Without persistent storage configured, the monitoring operator uses emptyDir. While this is better than not running at all, there needs to be an obvious signal to a cluster-admin that his data will disappear on configuration changes, node reboots, and upgrades. We spoke via slack and there are two good ways to present this data. We should pursue both. 1. keep degraded=false, but add a message indicating that no storage is configured and data loss will occur. This helps write layers on top that can use `oc` and the kube-apiserver data. 2. add an info (warning?) alert indicating that no storage is configured and data loss will occur. This allows for collection from the field.

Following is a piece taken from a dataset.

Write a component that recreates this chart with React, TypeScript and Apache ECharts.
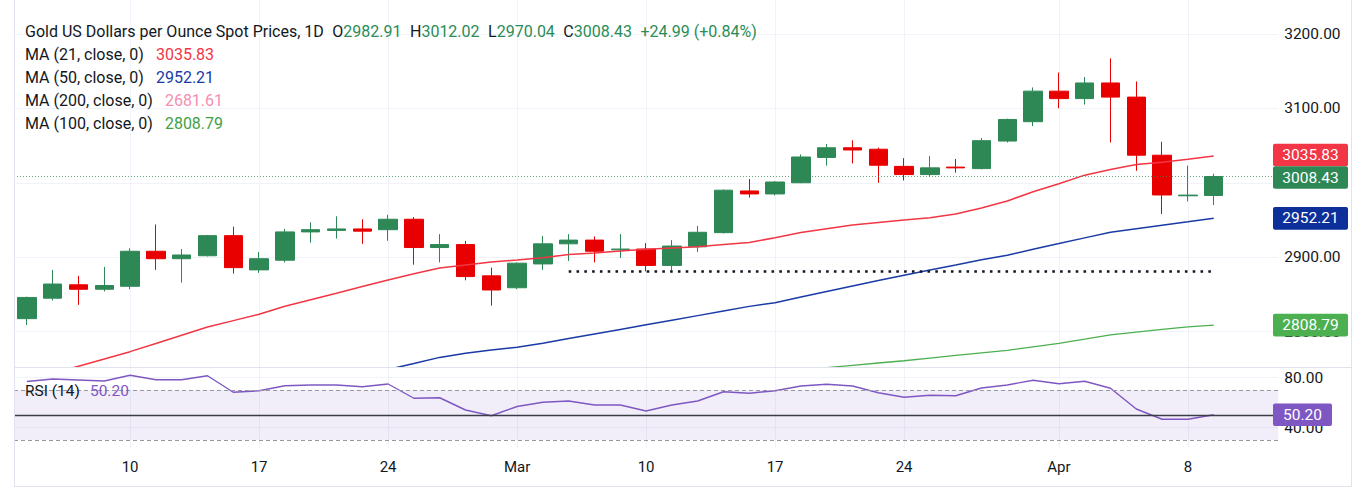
import React, { useEffect, useRef } from "react";
import * as echarts from "echarts";

// ---------- data ----------
const dates = [
  "2025-02-04", "2025-02-05", "2025-02-06", "2025-02-07",
  "2025-02-10", "2025-02-11", "2025-02-12", "2025-02-13", "2025-02-14",
  "2025-02-17", "2025-02-18", "2025-02-19", "2025-02-20", "2025-02-21",
  "2025-02-24", "2025-02-25", "2025-02-26", "2025-02-27", "2025-02-28",
  "2025-03-03", "2025-03-04", "2025-03-05", "2025-03-06", "2025-03-07",
  "2025-03-10", "2025-03-11", "2025-03-12", "2025-03-13", "2025-03-14",
  "2025-03-17", "2025-03-18", "2025-03-19", "2025-03-20", "2025-03-21",
  "2025-03-24", "2025-03-25", "2025-03-26", "2025-03-27", "2025-03-28",
  "2025-03-31", "2025-04-01", "2025-04-02", "2025-04-03", "2025-04-04",
  "2025-04-07", "2025-04-08", "2025-04-09",
];
// empty future sessions at the right edge of the chart
const futureDates = ["2025-04-10", "2025-04-11"];

const opens = [
  2817.5, 2845, 2863, 2857, 2861, 2908, 2898, 2902, 2929, 2883,
  2896, 2934, 2936, 2938, 2937, 2951, 2913, 2917, 2875, 2859,
  2891, 2918, 2923, 2910, 2911, 2889, 2914, 2933, 2989, 2985,
  3000, 3034, 3047, 3045, 3022, 3011, 3021, 3019, 3056, 3082,
  3123, 3113, 3134, 3115, 3037, 2982.5, 2982.91,
];
const highs = [
  2847, 2883, 2875, 2887, 2912, 2944, 2911, 2930, 2941, 2907,
  2938, 2947, 2955, 2951, 2957, 2954, 2931, 2922, 2886, 2893,
  2928.5, 2931, 2928, 2931, 2919, 2923, 2942, 2991, 3005, 3002,
  3038, 3052, 3057, 3047, 3033, 3036, 3032, 3060, 3086, 3128,
  3148, 3142, 3167, 3136, 3055, 3023, 3012.02,
];
const lows = [
  2809, 2842, 2836, 2854, 2857, 2883, 2866, 2901, 2878, 2879,
  2893, 2919.5, 2925, 2918, 2922, 2890, 2893, 2869, 2835, 2857,
  2883, 2895, 2893, 2899, 2881, 2882, 2907, 2932, 2980, 2983,
  2999.5, 3023, 3026, 3000, 3003, 3008, 3013.5, 3018, 3054, 3076,
  3100, 3105, 3054, 3016, 2958, 2975, 2970.04,
];
const closes = [
  2846, 2864, 2857, 2862, 2908, 2898, 2903, 2929, 2886, 2898,
  2934, 2937, 2938, 2935, 2951, 2913, 2917, 2874, 2856, 2892,
  2918, 2923, 2908, 2911, 2889, 2915, 2933.5, 2990, 2985, 3001,
  3034.6, 3047, 3044, 3023.5, 3011, 3020, 3020, 3056.5, 3085, 3123,
  3113, 3134, 3115, 3037, 2983.6, 2983.44, 3008.43,
];

const ma21 = [
  2734.2, 2743.9, 2753.7, 2763.4, 2773.2, 2784.2, 2795.2, 2806.2, 2814.9, 2823.5,
  2834.1, 2843.0, 2851.7, 2860.6, 2869.4, 2877.8, 2885.6, 2889.7, 2893.6, 2896.3,
  2899.2, 2903.8, 2905.7, 2908.2, 2910.7, 2912.3, 2914.0, 2917.0, 2919.8, 2926.2,
  2933.2, 2938.2, 2943.2, 2946.5, 2949.9, 2953.1, 2958.0, 2966.1, 2975.5, 2987.9,
  2998.6, 3010.2, 3017.8, 3024.5, 3027.5, 3031.5, 3035.83,
];
const ma50 = [
  null, null, null, null, null, null, null, null, null, null,
  null, null, null, 2742.0, 2749.3, 2757.2, 2765.5, 2771.1, 2775.5, 2779.1,
  2784.6, 2790.8, 2796.9, 2803.1, 2809.3, 2815.5, 2821.6, 2827.8, 2834.0, 2839.0,
  2846.6, 2853.9, 2861.3, 2868.7, 2875.9, 2882.9, 2889.7, 2896.7, 2902.7, 2910.7,
  2918.3, 2926.0, 2933.6, 2938.2, 2942.9, 2947.5, 2952.21,
];
const ma100 = [
  null, null, null, null, null, null, null, null, null, null,
  null, null, null, null, null, null, null, null, null, null,
  null, null, null, null, null, null, null, null, null, 2745.0,
  2748.5, 2751.8, 2754.9, 2758.0, 2761.0, 2764.6, 2768.2, 2771.6, 2775.0, 2779.6,
  2784.2, 2789.9, 2795.7, 2799.4, 2803.0, 2806.6, 2808.79,
];
const ma200Last = 2681.61;

const rsi = [
  76.8, 78.8, 78.0, 77.2, 81.8, 78.2, 78.2, 81.4, 68.2, 69.4,
  73.4, 74.0, 74.0, 72.6, 74.8, 63.4, 63.8, 54.0, 49.4, 56.8,
  60.2, 61.2, 58.0, 58.0, 53.2, 58.0, 61.2, 68.6, 67.4, 69.4,
  73.2, 74.6, 73.2, 67.8, 64.2, 65.8, 65.4, 71.6, 74.0, 77.8,
  75.0, 77.0, 71.4, 54.8, 46.6, 46.6, 50.2,
];

const tickDates = [
  "2025-02-10", "2025-02-17", "2025-02-24", "2025-03-03", "2025-03-10",
  "2025-03-17", "2025-03-24", "2025-04-01", "2025-04-08",
];
const tickTexts = ["10", "17", "24", "Mar", "10", "17", "24", "Apr", "8"];

const priceTicks = [2800, 2900, 3000, 3100, 3200];
const priceLabels = [2800, 2900, 3100, 3200];
const rsiTicks = [40, 80];

const supportLevel = 2880.9;
const supportFrom = "2025-03-05";
const supportTo = "2025-04-09";

// ---------- styles ----------
const FONT = "Roboto";
const TEXT = "#131722";
const UP = "#2e8856";
const DOWN = "#e80000";
const C_MA21 = "#f23645";
const C_MA50 = "#1a3aa5";
const C_MA100 = "#4caf50";
const C_MA200 = "#f48fb1";
const C_RSI = "#7e57c2";
const GRID = "#f0f3fa";
const BORDER = "#e0e3eb";

const cats = [...dates, ...futureDates];
const last = dates.length - 1;

const GL = 14;
const GW = 25.8 * cats.length;
const MAIN_TOP = 0;
const MAIN_H = 367;
const RSI_TOP = 367;
const RSI_H = 81;

const isTick = (_i: number, v: string) => tickDates.indexOf(v) >= 0;

function buildOption(): any {
  const xBase = (gridIndex: number, showLabels: boolean) => ({
    type: "category",
    gridIndex,
    data: cats,
    boundaryGap: true,
    axisLine: { show: false },
    axisTick: { show: false },
    axisPointer: { show: false },
    axisLabel: {
      show: showLabels,
      interval: isTick,
      formatter: (v: string) => {
        const k = tickDates.indexOf(v);
        return k >= 0 ? tickTexts[k] : "";
      },
      color: TEXT,
      fontFamily: FONT,
      fontSize: 15,
      margin: 11,
    },
    splitLine: {
      show: true,
      interval: isTick,
      alignWithLabel: true,
      lineStyle: { color: GRID, width: 1 },
    },
  });

  return {
    animation: false,
    backgroundColor: "#ffffff",
    grid: [
      { left: GL, top: MAIN_TOP, width: GW, height: MAIN_H },
      { left: GL, top: RSI_TOP, width: GW, height: RSI_H },
    ],
    xAxis: [xBase(0, false), xBase(1, true)],
    yAxis: [
      {
        type: "value",
        gridIndex: 0,
        position: "right",
        min: 2752.6,
        max: 3245.4,
        axisLine: { show: false },
        axisTick: { show: false, customValues: priceTicks },
        axisLabel: {
          customValues: priceLabels,
          formatter: (v: number) => v.toFixed(2),
          color: TEXT,
          fontFamily: FONT,
          fontSize: 15.5,
          margin: 6,
        },
        splitLine: { show: true, lineStyle: { color: GRID, width: 1 } },
      },
      {
        type: "value",
        gridIndex: 1,
        position: "right",
        min: 23.6,
        max: 88.4,
        axisLine: { show: false },
        axisTick: { show: false, customValues: rsiTicks },
        axisLabel: {
          customValues: rsiTicks,
          formatter: (v: number) => v.toFixed(2),
          color: TEXT,
          fontFamily: FONT,
          fontSize: 15.5,
          margin: 6,
        },
        splitLine: { show: true, lineStyle: { color: GRID, width: 1 } },
      },
    ],
    series: [
      {
        name: "Gold",
        type: "candlestick",
        xAxisIndex: 0,
        yAxisIndex: 0,
        barWidth: 19,
        data: dates.map((_, i) => [opens[i], closes[i], lows[i], highs[i]]),
        itemStyle: {
          color: UP,
          color0: DOWN,
          borderColor: UP,
          borderColor0: DOWN,
          borderWidth: 1,
        },
        markLine: {
          silent: true,
          symbol: "none",
          label: { show: false },
          data: [
            [
              {
                coord: [supportFrom, supportLevel],
                lineStyle: { color: "#131722", width: 2.6, type: [2.6, 5.2] },
              },
              { coord: [supportTo, supportLevel] },
            ],
            {
              yAxis: closes[last],
              lineStyle: { color: UP, opacity: 0.75, width: 1, type: [1, 2] },
            },
          ],
        },
      },
      {
        name: "MA21",
        type: "line",
        xAxisIndex: 0,
        yAxisIndex: 0,
        data: ma21,
        showSymbol: false,
        lineStyle: { color: C_MA21, width: 1.5 },
        z: 3,
      },
      {
        name: "MA50",
        type: "line",
        xAxisIndex: 0,
        yAxisIndex: 0,
        data: ma50,
        showSymbol: false,
        lineStyle: { color: C_MA50, width: 1.5 },
        z: 3,
      },
      {
        name: "MA100",
        type: "line",
        xAxisIndex: 0,
        yAxisIndex: 0,
        data: ma100,
        showSymbol: false,
        lineStyle: { color: C_MA100, width: 1.3 },
        z: 3,
      },
      {
        name: "RSI",
        type: "line",
        xAxisIndex: 1,
        yAxisIndex: 1,
        data: rsi,
        showSymbol: false,
        lineStyle: { color: C_RSI, width: 1.4 },
        z: 3,
        markArea: {
          silent: true,
          itemStyle: { color: "rgba(126,87,194,0.1)" },
          data: [[{ yAxis: 30 }, { yAxis: 70 }]],
        },
        markLine: {
          silent: true,
          symbol: "none",
          label: { show: false },
          data: [
            { yAxis: 70, lineStyle: { color: "#9598a1", width: 1, type: [4, 3] } },
            { yAxis: 30, lineStyle: { color: "#9598a1", width: 1, type: [4, 3] } },
            { yAxis: 50, lineStyle: { color: "#3a3d45", width: 1.4, type: "solid" } },
          ],
        },
      },
    ],
  };
}

function buildGraphics(chart: any): any[] {
  const els: any[] = [];
  const Z = 100;
  const textEl = (text: string, x: number, y: number, rich: any, size: number) => ({
    type: "text",
    z: Z,
    silent: true,
    style: {
      text,
      x,
      y,
      fill: TEXT,
      fontFamily: FONT,
      fontSize: size,
      align: "left",
      verticalAlign: "middle",
      textAlign: "left",
      textVerticalAlign: "middle",
      rich,
    },
  });
  const rich = (size: number, gap: number) => ({
    t: { fill: TEXT, fontFamily: FONT, fontSize: size },
    g: { fill: "#2a8c56", fontFamily: FONT, fontSize: size },
    r: { fill: C_MA21, fontFamily: FONT, fontSize: size },
    b: { fill: C_MA50, fontFamily: FONT, fontSize: size },
    p: { fill: C_MA200, fontFamily: FONT, fontSize: size },
    m: { fill: "#43a047", fontFamily: FONT, fontSize: size },
    v: { fill: C_RSI, fontFamily: FONT, fontSize: size },
    s: { width: gap, fontSize: size },
  });

  // frame
  const line = (x1: number, y1: number, x2: number, y2: number, c = BORDER) => ({
    type: "line",
    z: Z - 1,
    silent: true,
    shape: { x1, y1, x2, y2 },
    style: { stroke: c, lineWidth: 1 },
  });
  els.push(line(14.5, 0, 14.5, 486.5));
  els.push(line(1351.5, 0, 1351.5, 486.5));
  els.push(line(14.5, 486.5, 1351.5, 486.5));
  els.push(line(14.5, 367.5, 1351.5, 367.5));

  // legend
  const o = opens[last], h = highs[last], l = lows[last], c = closes[last];
  const prev = closes[last - 1];
  const chg = c - prev;
  const pct = (chg / prev) * 100;
  const sign = chg >= 0 ? "+" : "";
  const R = rich(16, 8.5);
  const S = "{s| }";
  els.push(
    textEl(
      `{t|Gold US Dollars per Ounce Spot Prices, 1D}${S}{t|O}{g|${o.toFixed(2)}}${S}{t|H}{g|${h.toFixed(2)}}${S}{t|L}{g|${l.toFixed(2)}}${S}{t|C}{g|${c.toFixed(2)}}${S}{g|${sign}${chg.toFixed(2)} (${sign}${pct.toFixed(2)}%)}`,
      25, 31, R, 16
    )
  );
  const R2 = rich(16, 12);
  els.push(textEl(`{t|MA (21, close, 0)}${S}{r|${ma21[last].toFixed(2)}}`, 25, 54, R2, 16));
  els.push(textEl(`{t|MA (50, close, 0)}${S}{b|${(ma50[last] as number).toFixed(2)}}`, 25, 77.3, R2, 16));
  els.push(textEl(`{t|MA (200, close, 0)}${S}{p|${ma200Last.toFixed(2)}}`, 25, 100.6, R2, 16));
  els.push(textEl(`{t|MA (100, close, 0)}${S}{m|${(ma100[last] as number).toFixed(2)}}`, 25, 123.9, R2, 16));
  const R3 = rich(15.5, 10);
  els.push(textEl(`{t|RSI (14)}${S}{v|${rsi[last].toFixed(2)}}`, 25, 391, R3, 15.5));

  // price badges
  const H = 22.6;
  const badges = [
    { v: ma21[last], color: C_MA21 },
    { v: closes[last], color: UP },
    { v: ma50[last] as number, color: "#0d2f9a" },
    { v: ma100[last] as number, color: C_MA100 },
  ].map((b) => ({ ...b, y: chart.convertToPixel({ yAxisIndex: 0 }, b.v) as number }));
  badges.sort((a, b) => a.y - b.y);
  for (let k = 0; k < badges.length - 1; k++) {
    const d = badges[k + 1].y - badges[k].y;
    if (d < H) {
      const push = (H - d) / 2;
      badges[k].y -= push;
      badges[k + 1].y += push;
    }
  }
  const badge = (text: string, y: number, color: string, w: number) => {
    els.push({
      type: "rect",
      z: Z,
      silent: true,
      shape: { x: 1273, y: y - H / 2, width: w, height: H, r: 2 },
      style: { fill: color },
    });
    els.push({
      type: "text",
      z: Z + 1,
      silent: true,
      style: {
        text,
        x: 1273 + w / 2,
        y,
        fill: "#ffffff",
        fontFamily: FONT,
        fontSize: 15.5,
        align: "center",
        verticalAlign: "middle",
        textAlign: "center",
        textVerticalAlign: "middle",
      },
    });
  };
  badges.forEach((b) => badge(b.v.toFixed(2), b.y, b.color, 75));
  const ry = chart.convertToPixel({ yAxisIndex: 1 }, rsi[last]) as number;
  badge(rsi[last].toFixed(2), ry, C_RSI, 59);

  return els;
}

export default function App() {
  const ref = useRef<HTMLDivElement>(null);
  useEffect(() => {
    if (!ref.current) return;
    const chart = echarts.init(ref.current, null, { renderer: "svg" });
    chart.setOption(buildOption());
    chart.setOption({ graphic: buildGraphics(chart) });
    return () => {
      chart.dispose();
    };
  }, []);
  return (
    <div
      ref={ref}
      style={{
        position: "fixed",
        left: 0,
        top: 0,
        width: 1365,
        height: 501,
        background: "#ffffff",
      }}
    />
  );
}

I would vote for option 1. I mean I know a lot of customers that are straight ignoring "info" alerts anyways and I would argue the usefulness because of that.
To add to Christian's comment, if the alert is to understand how many clusters use persistent storage for prometheus/alertmanager, we can create a telemetry metric to record this information.
> To add to Christian's comment, if the alert is to understand how many clusters use persistent storage for prometheus/alertmanager, we can create a telemetry metric to record this information. That is the first goal of that alert. Depending on how many are in this situation, we can decide what to do next. Losing historical metrics data is problem.
In the PR linked with this BZ we set a `PrometheusDataPersistanceNotConfigured` reason for the degraded condition when there is no metrics storage. All operator conditions are already exported to telemetry, so we will be able to see how many clusters are in this state.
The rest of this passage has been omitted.